Je serai cet humain qui aime et qui navigue
Frank Prévot, Stéphane Girel (ill.)
Hong Fei, 2016
« Homme libre, toujours tu chériras la mer ! » … et la poésie
Par Anne-Marie Mercier
Il faut de l’espace pour évoquer le temps, la mer, l’amour, le lien, les racines… L’album est généreux et propose un grand format et même, vers la fin, une quadruple page à déplier. Les dessins, stylisés, plantent un décor de verts et de bleus, qui tournent parfois à l’orangé et au rouge, violet : décor d’herbe, de mer, de nuages, et parfois d’horizons lointains et de motifs exotiques, où l’envers peut être l’endroit.
Sur la plage où il accompagne son grand-père chaque année pendant l’été, un enfant trouve un coquillage sur lequel est inscrite la phrase « écoute-moi ». Il y entend des sons étranges, des rythmes, qui peu à peu deviennent un langage inconnu, langage qu’il finit par traduire, d’abord pour dire le poème qu’est la vie de son grand-père, puis pour dire la sienne avant d’inventer un autre poème.
Ce tâtonnement à la recherche d’un sens à donner au langage poétique s’accompagne d’une interrogation sur les origines : l’enfant a pour ancêtres un marin européen et une femme originaire de Polynésie. A cette question qu’il se pose, il répond en fin de parcours avec le projet d’« être un humain », ce qui dit beaucoup, mais aussi un humain « qui aime et qui navigue », comme son grand père ; sera-ce sur la mer ou sur les vagues de la poésie ?

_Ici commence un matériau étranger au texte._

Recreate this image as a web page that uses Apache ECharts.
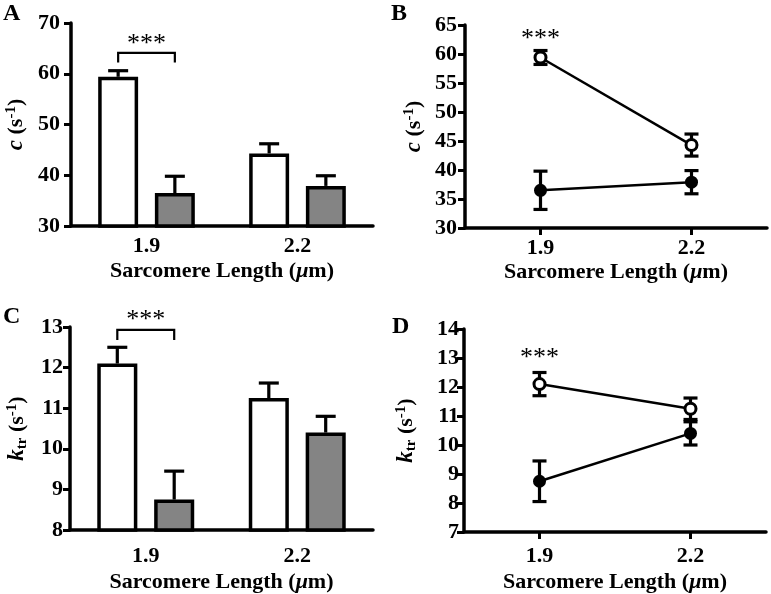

Ce narrateur est aussi un humain qui lit de la poésie, les références à des textes et auteurs connus étant nombreuses, sous la forme de clins d’œil, d’évocations plutôt que de citations et la question de l’écoute et de l’appropriation des sons, centrale.
L’histoire, comme les images, est dense, forte, et la magie du chant du coquillage prenante.